Recycling is becoming a strategic lever because magnet scrap has high material density compared with low-grade ore. Production scrap from magnet manufacturing, motor assembly rejects, and end-of-life rotors can contain recoverable neodymium, praseodymium, dysprosium, and terbium. If a magnet plant has a 5–10% process scrap rate, a 1,000-tonne annual facility may generate 50–100 tonnes of internal magnet scrap even before post-consumer recycling. That scrap stream is valuable because it has known chemistry and lower contamination than mixed end-of-life waste. For Neodymium magnets in electric vehicles, circular supply starts inside the factory before it reaches scrapyards.

The pricing story is also changing from commodity pricing to qualification pricing. A standard industrial NdFeB magnet is not priced like an automotive traction-grade magnet. EV-grade magnets need tight tolerances, thermal ratings, corrosion-resistant coatings, batch traceability, and audit-ready documentation. A supplier that can deliver 10,000 units is not equal to one that can deliver 10 million units with consistent magnetic performance. Neodymium magnets in electric vehicles therefore carry a qualification premium. Automakers pay not only for rare-earth content, but for reliability, documentation, low defect rates, and supply continuity.

This is why the buyer map is complex. Automakers may not always buy magnets directly. Tier-1 motor suppliers, e-axle manufacturers, pump makers, steering system suppliers, and actuator producers may procure magnets and integrate them into assemblies. A single EV platform can involve magnet demand through the main traction supplier, HVAC supplier, steering supplier, braking supplier, seat supplier, audio supplier, and thermal-management supplier. Neodymium magnets in electric vehicles therefore move through a layered supply chain where the final car brand may be several steps away from the magnet manufacturer.

The motor supplier ecosystem shows this clearly. Companies such as Bosch, BorgWarner, Nidec, Valeo, Denso, Hitachi Astemo, Magna, ZF, and several China-based e-drive suppliers are not simply buying generic magnet blocks. They are optimizing full e-axle packages around torque density, inverter compatibility, cooling, cost, noise, and packaging. For each platform, the magnet geometry, grade, coating, and assembly method are matched to rotor design. Neodymium magnets in electric vehicles become part of a systems-engineering decision, not a loose materials purchase.

China’s scale advantage comes from this full-system connection. Rare-earth separation, magnet manufacturing, motor design, EV assembly, and domestic demand are clustered closely. This reduces logistics friction, shortens engineering feedback loops, and allows rapid design iteration. If a magnet grade needs adjustment, the feedback path from EV motor testing to magnet supplier can be faster. For Neodymium magnets in electric vehicles, this cluster advantage is one reason China can scale platforms quickly while other regions are still building upstream capacity.
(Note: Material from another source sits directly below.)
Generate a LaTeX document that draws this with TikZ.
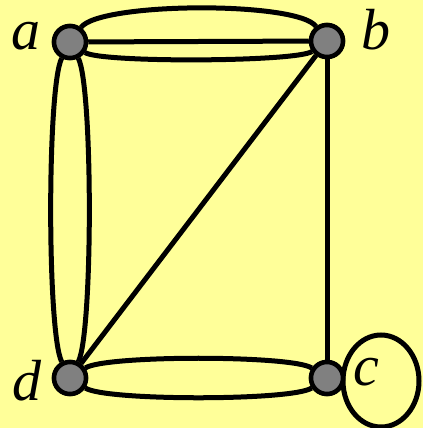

India’s case is different but important. India is already large in electric two-wheelers and three-wheelers, and it is building electric bus and passenger EV capacity. Many small EVs use lower magnet volumes than premium cars, but the unit count is high. A million electric two-wheelers using smaller permanent magnet motors can still generate a significant magnet pull across hub motors, mid-drive motors, controllers, and auxiliary systems. Neodymium magnets in electric vehicles in India are therefore not only a passenger-car story; they are tied to scooters, rickshaws, buses, small commercial vehicles, and localized component manufacturing.

The next technical frontier is magnet-light design rather than magnet-free design. Automakers want lower rare-earth exposure, but they also want compact motors, high efficiency, and predictable performance. That is pushing hybrid solutions: ferrite-assisted motors, optimized reluctance torque, reduced-NdFeB rotors, and better software control. If a redesigned motor reduces magnet content by 15% while keeping the same power output, a 1 million vehicle platform can save 300 tonnes of magnet material at a 2 kg baseline. Neodymium magnets in electric vehicles will not disappear; they will be engineered more carefully.